1) The ordinance promulgated by the government on bad loans has now empowered the RBI to issue directions to banks for resolution of stressed assets. This basically implies the central bank can issue directions to any banking company or banking firms to initiate insolvency resolution process with respect to a default under the provisions of the Insolvency and Bankruptcy Code, 2016.

2) It has also empowered RBI to issue directions to banks for resolution of stressed assets.

3) The law will also empower RBI to set up sector related oversight panels that will shield bankers from later action by probe agencies looking into loan recasts.

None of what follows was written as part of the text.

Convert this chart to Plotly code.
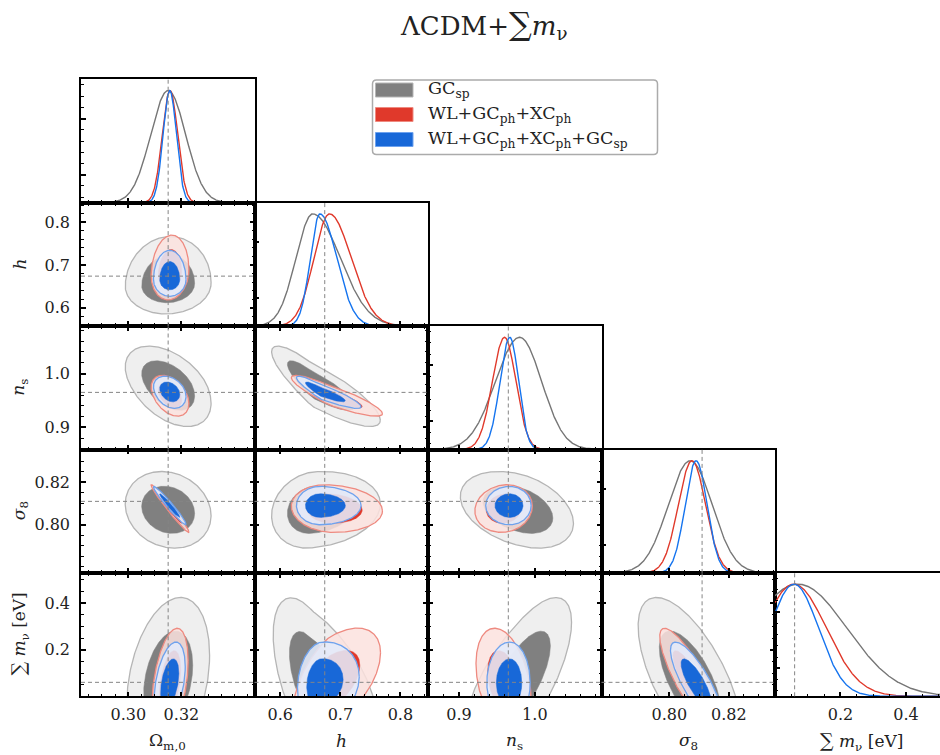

4) RBI will be able to give specific solutions with regard to hair cut for specific cases and also, if required, look at providing relaxation in terms of current guidelines.

What is RBI’s target?
The central bank wants to resolve 60 largest delinquent-loan cases in nine months, a person familiar with the matter told Bloomberg.
Why is it being done now?

Ridding bank balance sheets of stressed assets is key to reviving credit growth and furthering Prime Minister Narendra Modi’s goal of creating more jobs in the $2 trillion economy.Various schemes proposed by RBI to resolve the problem have been unsuccessful, with lenders reluctant to write down assets sufficiently and company owners unwilling to negotiate repayment plans.

Stressed assets — bad loans, restructured debt and advances to companies that can’t meet servicing requirements — have risen to about 17 percent of total loans, the highest level among major economies, data compiled by the government shows.